Home sales in the Greater Toronto Area in July were up year-over-year. According to the Toronto Regional Real Estate Board (TRREB) there was more choice for buyers, with annual growth in new listings outstripping that of sales.
“We may be starting to see a positive impact from the two Bank of Canada rate cuts announced in June and July,” suggested TRREB President Jennifer Pearce. “Additionally, the cost of borrowing is anticipated to decline further in the coming months. Expect sales to accelerate as buyers benefit from lower monthly mortgage payments.”
Realtors reported 5,391 home sales last month—a 3.3 per cent increase compared to 5,220 sales reported in July 2023. New listings amounted to 16,296 – up by 18.5 per cent year-over-year. On a seasonally adjusted basis, July sales and new listings edged lower compared to June.
The average selling price of $1,106,617 was down by 0.9 per cent from last July when it was $1,116,950.

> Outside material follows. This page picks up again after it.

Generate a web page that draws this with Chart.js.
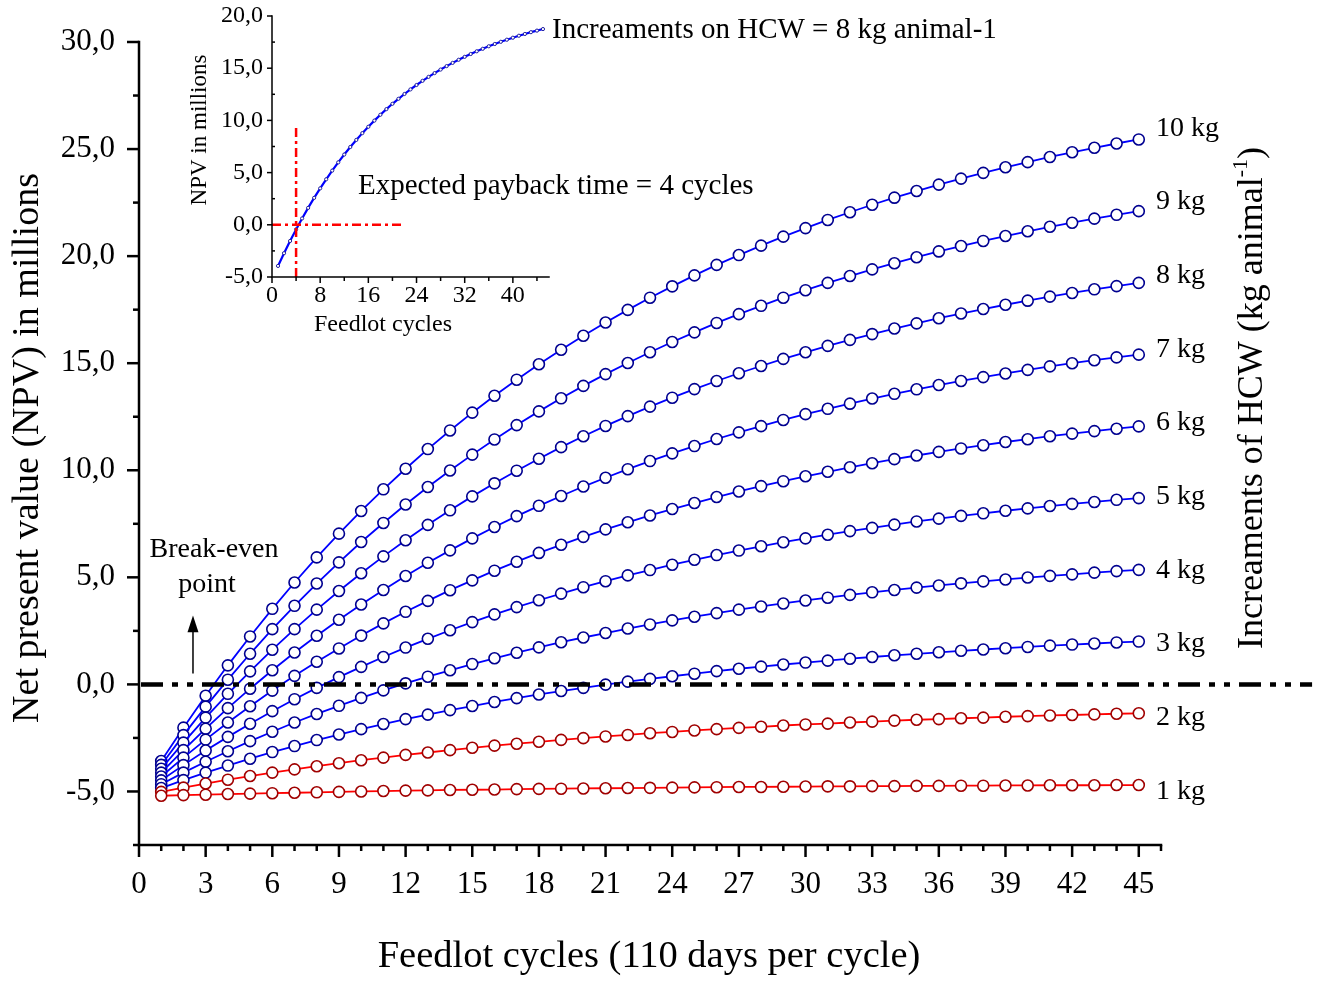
<!DOCTYPE html>
<html>
<head>
<meta charset="utf-8">
<script src="https://cdn.jsdelivr.net/npm/chart.js@4.4.1/dist/chart.umd.min.js"></script>
<style>
  html, body { margin: 0; padding: 0; background: #fff; }
  #wrap { position: relative; width: 1325px; height: 984px; }
  #main { position: absolute; left: 0; top: 0; width: 1325px; height: 984px; }
  #inset { position: absolute; left: 180px; top: 0; width: 400px; height: 345px; }
</style>
</head>
<body>
<div id="wrap">
  <canvas id="main" width="1325" height="984"></canvas>
  <canvas id="inset" width="400" height="345"></canvas>
</div>
<script>
// feedlot cycles (110 days each)
var cycles = [1, 2, 3, 4, 5, 6, 7, 8, 9, 10, 11, 12, 13, 14, 15, 16, 17, 18, 19, 20,
  21, 22, 23, 24, 25, 26, 27, 28, 29, 30, 31, 32, 33, 34, 35, 36, 37, 38, 39, 40,
  41, 42, 43, 44, 45];

// NPV in millions, one array per HCW increment
var kg1 = [-5.20, -5.17, -5.15, -5.12, -5.10, -5.08, -5.06, -5.04, -5.02, -5.00,
  -4.98, -4.96, -4.95, -4.93, -4.92, -4.91, -4.89, -4.88, -4.87, -4.86,
  -4.85, -4.84, -4.83, -4.82, -4.81, -4.80, -4.79, -4.79, -4.78, -4.77,
  -4.76, -4.76, -4.75, -4.75, -4.74, -4.74, -4.73, -4.73, -4.72, -4.72,
  -4.71, -4.71, -4.71, -4.70, -4.70];
var kg2 = [-5.02, -4.82, -4.63, -4.45, -4.28, -4.12, -3.97, -3.82, -3.68, -3.54,
  -3.42, -3.29, -3.18, -3.07, -2.96, -2.86, -2.77, -2.68, -2.59, -2.51,
  -2.43, -2.36, -2.28, -2.22, -2.15, -2.09, -2.03, -1.98, -1.92, -1.87,
  -1.83, -1.78, -1.74, -1.69, -1.65, -1.62, -1.58, -1.55, -1.51, -1.48,
  -1.45, -1.43, -1.40, -1.37, -1.35];
var kg3 = [-4.84, -4.47, -4.12, -3.79, -3.47, -3.16, -2.88, -2.60, -2.34, -2.09,
  -1.85, -1.62, -1.41, -1.20, -1.01, -0.82, -0.64, -0.47, -0.31, -0.16,
  -0.01, 0.13, 0.26, 0.38, 0.50, 0.62, 0.73, 0.83, 0.93, 1.02,
  1.11, 1.20, 1.28, 1.36, 1.43, 1.50, 1.57, 1.63, 1.69, 1.75,
  1.81, 1.86, 1.91, 1.96, 2.00];
var kg4 = [-4.66, -4.12, -3.61, -3.12, -2.65, -2.21, -1.78, -1.38, -1.00, -0.63,
  -0.28, 0.05, 0.36, 0.66, 0.95, 1.22, 1.48, 1.73, 1.97, 2.19,
  2.40, 2.61, 2.80, 2.99, 3.16, 3.33, 3.49, 3.64, 3.78, 3.92,
  4.05, 4.18, 4.30, 4.41, 4.52, 4.62, 4.72, 4.81, 4.90, 4.99,
  5.07, 5.14, 5.22, 5.29, 5.35];
var kg5 = [-4.48, -3.77, -3.09, -2.45, -1.84, -1.25, -0.69, -0.16, 0.34, 0.82,
  1.28, 1.72, 2.13, 2.53, 2.91, 3.27, 3.61, 3.93, 4.24, 4.54,
  4.82, 5.09, 5.34, 5.59, 5.82, 6.04, 6.25, 6.45, 6.64, 6.82,
  6.99, 7.16, 7.31, 7.46, 7.61, 7.74, 7.87, 7.99, 8.11, 8.22,
  8.33, 8.43, 8.52, 8.62, 8.70];
var kg6 = [-4.30, -3.42, -2.58, -1.78, -1.02, -0.29, 0.40, 1.06, 1.68, 2.28,
  2.85, 3.39, 3.90, 4.40, 4.86, 5.31, 5.73, 6.14, 6.52, 6.89,
  7.24, 7.57, 7.89, 8.19, 8.47, 8.75, 9.01, 9.26, 9.49, 9.72,
  9.93, 10.14, 10.33, 10.52, 10.69, 10.86, 11.02, 11.17, 11.32, 11.45,
  11.59, 11.71, 11.83, 11.94, 12.05];
var kg7 = [-4.12, -3.07, -2.07, -1.11, -0.20, 0.66, 1.49, 2.27, 3.02, 3.73,
  4.41, 5.06, 5.68, 6.26, 6.82, 7.35, 7.86, 8.34, 8.80, 9.24,
  9.65, 10.05, 10.43, 10.79, 11.13, 11.46, 11.77, 12.06, 12.35, 12.62,
  12.87, 13.11, 13.35, 13.57, 13.78, 13.98, 14.17, 14.35, 14.52, 14.69,
  14.85, 15.00, 15.14, 15.27, 15.40];
var kg8 = [-3.94, -2.72, -1.55, -0.44, 0.61, 1.62, 2.58, 3.49, 4.36, 5.19,
  5.98, 6.73, 7.45, 8.13, 8.78, 9.39, 9.98, 10.54, 11.08, 11.59,
  12.07, 12.53, 12.97, 13.39, 13.79, 14.17, 14.53, 14.87, 15.20, 15.51,
  15.81, 16.09, 16.36, 16.62, 16.86, 17.10, 17.32, 17.53, 17.73, 17.92,
  18.11, 18.28, 18.45, 18.60, 18.75];
var kg9 = [-3.76, -2.37, -1.04, 0.22, 1.43, 2.58, 3.67, 4.71, 5.70, 6.65,
  7.54, 8.40, 9.22, 9.99, 10.73, 11.44, 12.11, 12.75, 13.36, 13.94,
  14.49, 15.01, 15.51, 15.99, 16.44, 16.88, 17.29, 17.68, 18.06, 18.41,
  18.75, 19.07, 19.38, 19.67, 19.95, 20.22, 20.47, 20.71, 20.94, 21.16,
  21.37, 21.56, 21.75, 21.93, 22.10];
var kg10 = [-3.58, -2.02, -0.53, 0.89, 2.24, 3.53, 4.76, 5.93, 7.04, 8.10,
  9.11, 10.07, 10.99, 11.86, 12.69, 13.48, 14.23, 14.95, 15.63, 16.28,
  16.90, 17.49, 18.06, 18.59, 19.10, 19.59, 20.05, 20.49, 20.91, 21.31,
  21.69, 22.05, 22.40, 22.73, 23.04, 23.34, 23.62, 23.89, 24.15, 24.39,
  24.63, 24.85, 25.06, 25.26, 25.45];

var seriesValues = [kg1, kg2, kg3, kg4, kg5, kg6, kg7, kg8, kg9, kg10];
var seriesNames = ["1 kg", "2 kg", "3 kg", "4 kg", "5 kg", "6 kg", "7 kg", "8 kg", "9 kg", "10 kg"];

// tick labels
var xTicks = [0, 3, 6, 9, 12, 15, 18, 21, 24, 27, 30, 33, 36, 39, 42, 45];
var yTicks = [-5, 0, 5, 10, 15, 20, 25, 30];
var insetXTicks = [0, 8, 16, 24, 32, 40];
var insetYTicks = [-5, 0, 5, 10, 15, 20];

// inset payback guide lines
var paybackCycles = 4;
var paybackV = [{x: 4, y: -5}, {x: 4, y: 9.3}];
var paybackH = [{x: 0, y: 0}, {x: 22, y: 0}];

var SERIF = "'Liberation Serif', 'Times New Roman', serif";
function font(px) { return px + "px " + SERIF; }
function fmt(v) { return v.toFixed(1).replace(".", ","); }

function toPoints(values) {
  return cycles.map(function(c, i) { return {x: c, y: values[i]}; });
}

var mainDecor = {
  id: "mainDecor",
  afterDatasetsDraw: function(chart) {
    var ctx = chart.ctx, a = chart.chartArea;
    var x = chart.scales.x, y = chart.scales.y;
    var y0 = y.getPixelForValue(0);
    ctx.save();

    // break-even line
    ctx.strokeStyle = "#000";
    ctx.lineWidth = 4.5;
    ctx.setLineDash([22, 9, 6, 9, 6, 9]);
    ctx.beginPath();
    ctx.moveTo(a.left + 2, y0);
    ctx.lineTo(x.getPixelForValue(52.8), y0);
    ctx.stroke();
    ctx.setLineDash([]);

    // axes
    ctx.lineWidth = 2.5;
    ctx.lineCap = "square";
    ctx.beginPath();
    ctx.moveTo(a.left, a.top);
    ctx.lineTo(a.left, a.bottom);
    ctx.lineTo(a.right, a.bottom);
    ctx.stroke();
    ctx.lineCap = "butt";
    for (var v = -7.5; v <= 30.01; v += 2.5) {
      var py = y.getPixelForValue(v);
      var len = Math.abs(v % 5) < 0.01 ? 12 : 6;
      ctx.beginPath(); ctx.moveTo(a.left, py); ctx.lineTo(a.left - len, py); ctx.stroke();
    }
    for (var t = 0; t <= 46; t++) {
      var px = x.getPixelForValue(t);
      var tl = t % 3 === 0 ? 12 : 6;
      ctx.beginPath(); ctx.moveTo(px, a.bottom); ctx.lineTo(px, a.bottom + tl); ctx.stroke();
    }

    // tick labels
    ctx.fillStyle = "#000";
    ctx.font = font(31);
    ctx.textAlign = "right";
    ctx.textBaseline = "middle";
    yTicks.forEach(function(v) { ctx.fillText(fmt(v), a.left - 24, y.getPixelForValue(v)); });
    ctx.textAlign = "center";
    xTicks.forEach(function(v) { ctx.fillText(String(v), x.getPixelForValue(v), a.bottom + 40); });

    // axis titles
    ctx.font = font(38.5);
    ctx.fillText("Feedlot cycles (110 days per cycle)", 649, 957);
    ctx.save();
    ctx.translate(28, 448);
    ctx.rotate(-Math.PI / 2);
    ctx.font = font(38);
    ctx.fillText("Net present value (NPV) in millions", 0, 0);
    ctx.restore();

    // right title with superscript
    ctx.save();
    ctx.translate(1253, 398);
    ctx.rotate(-Math.PI / 2);
    var p1 = "Increaments of HCW (kg animal", p2 = "-1", p3 = ")";
    ctx.font = font(36); var w1 = ctx.measureText(p1).width, w3 = ctx.measureText(p3).width;
    ctx.font = font(22); var w2 = ctx.measureText(p2).width;
    var sx = -(w1 + w2 + w3) / 2;
    ctx.textAlign = "left";
    ctx.font = font(36); ctx.fillText(p1, sx, 0);
    ctx.font = font(22); ctx.fillText(p2, sx + w1, -12);
    ctx.font = font(36); ctx.fillText(p3, sx + w1 + w2, 0);
    ctx.restore();

    // series labels at the right end
    ctx.font = font(28);
    ctx.textAlign = "left";
    seriesValues.forEach(function(vals, i) {
      var k = i + 1;
      var py = y.getPixelForValue(vals[vals.length - 1]) - 11 + (10 - k) * 1.9;
      ctx.fillText(seriesNames[i], 1156, py);
    });

    // break-even note and arrow
    ctx.font = font(28);
    ctx.textAlign = "center";
    ctx.fillText("Break-even", 214, 550);
    ctx.fillText("point", 207, 585);
    var ax = x.getPixelForValue(2.43);
    ctx.lineWidth = 1.5;
    ctx.beginPath();
    ctx.moveTo(ax, y.getPixelForValue(0.51));
    ctx.lineTo(ax, y.getPixelForValue(2.5));
    ctx.stroke();
    ctx.beginPath();
    ctx.moveTo(ax, y.getPixelForValue(3.22));
    ctx.lineTo(ax - 5.5, y.getPixelForValue(2.43));
    ctx.lineTo(ax + 5.5, y.getPixelForValue(2.43));
    ctx.closePath();
    ctx.fill();

    // inset notes
    ctx.textAlign = "left";
    ctx.font = font(29);
    ctx.fillText("Increaments on HCW = 8 kg animal-1", 552, 30);
    ctx.fillText("Expected payback time = " + paybackCycles + " cycles", 358, 186);

    ctx.restore();
  }
};

var insetDecor = {
  id: "insetDecor",
  afterDatasetsDraw: function(chart) {
    var ctx = chart.ctx, a = chart.chartArea;
    var x = chart.scales.x, y = chart.scales.y;
    ctx.save();
    ctx.strokeStyle = "#000";
    ctx.fillStyle = "#000";
    ctx.lineWidth = 1.5;
    ctx.lineCap = "square";
    ctx.beginPath();
    ctx.moveTo(a.left, a.top);
    ctx.lineTo(a.left, a.bottom);
    ctx.lineTo(a.right, a.bottom);
    ctx.stroke();
    ctx.lineCap = "butt";
    for (var v = -5; v <= 20.01; v += 2.5) {
      var py = y.getPixelForValue(v);
      if (Math.abs(v % 5) < 0.01) {
        ctx.beginPath(); ctx.moveTo(a.left, py); ctx.lineTo(a.left - 5, py); ctx.stroke();
      } else {
        ctx.beginPath(); ctx.moveTo(a.left, py); ctx.lineTo(a.left + 3, py); ctx.stroke();
      }
    }
    for (var t = 0; t <= 44; t += 4) {
      var px = x.getPixelForValue(t);
      var tl = t % 8 === 0 ? 6 : 4;
      ctx.beginPath(); ctx.moveTo(px, a.bottom); ctx.lineTo(px, a.bottom + tl); ctx.stroke();
    }
    ctx.font = font(24);
    ctx.textAlign = "right";
    ctx.textBaseline = "middle";
    insetYTicks.forEach(function(v) { ctx.fillText(fmt(v), a.left - 9, y.getPixelForValue(v)); });
    ctx.textAlign = "center";
    insetXTicks.forEach(function(v) { ctx.fillText(String(v), x.getPixelForValue(v), a.bottom + 19); });
    ctx.font = font(24);
    ctx.fillText("Feedlot cycles", 203, 325);
    ctx.save();
    ctx.translate(20, 130);
    ctx.rotate(-Math.PI / 2);
    ctx.font = font(23);
    ctx.fillText("NPV in millions", 0, 0);
    ctx.restore();
    ctx.restore();
  }
};

var mainDatasets = seriesValues.map(function(vals, i) {
  var red = i < 2;
  return {
    label: seriesNames[i],
    data: toPoints(vals),
    borderColor: red ? "#ff0000" : "#0000ff",
    borderWidth: 1.8,
    pointRadius: 5.5,
    pointBorderWidth: 1.6,
    pointBackgroundColor: "#ffffff",
    pointBorderColor: red ? "#a00000" : "#000090",
    tension: 0
  };
});

new Chart(document.getElementById("main"), {
  type: "line",
  data: { datasets: mainDatasets },
  options: {
    responsive: false,
    animation: false,
    devicePixelRatio: 1,
    layout: { padding: { left: 139, right: 164, top: 42, bottom: 139 } },
    scales: {
      x: { type: "linear", min: 0, max: 46, display: false },
      y: { type: "linear", min: -7.5, max: 30, display: false }
    },
    plugins: { legend: { display: false }, tooltip: { enabled: false } }
  },
  plugins: [mainDecor]
});

new Chart(document.getElementById("inset"), {
  type: "line",
  data: {
    datasets: [
      { data: paybackV, borderColor: "#ff0000", borderWidth: 2.5, borderDash: [9, 4, 3, 4], pointRadius: 0 },
      { data: paybackH, borderColor: "#ff0000", borderWidth: 2.5, borderDash: [9, 4, 3, 4], pointRadius: 0 },
      {
        label: "8 kg",
        data: toPoints(kg8),
        borderColor: "#0000ff",
        borderWidth: 2.2,
        pointRadius: 1.6,
        pointBorderWidth: 1,
        pointBackgroundColor: "#ffffff",
        pointBorderColor: "#2020a0",
        tension: 0
      }
    ]
  },
  options: {
    responsive: false,
    animation: false,
    devicePixelRatio: 1,
    layout: { padding: { left: 92, right: 31, top: 16, bottom: 68 } },
    scales: {
      x: { type: "linear", min: 0, max: 46, display: false },
      y: { type: "linear", min: -5, max: 20, display: false }
    },
    plugins: { legend: { display: false }, tooltip: { enabled: false } }
  },
  plugins: [insetDecor]
});
</script>
</body>
</html>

“As more buyers take advantage of more affordable mortgage payments in the months ahead, they will benefit from the substantial build-up in inventory,” said TRREB Chief Market Analyst Jason Mercer. “This will initially keep home prices relatively flat. However, as inventory is absorbed, market conditions will tighten in the absence of a large-scale increase in home completions, ultimately leading to a resumption of price growth.”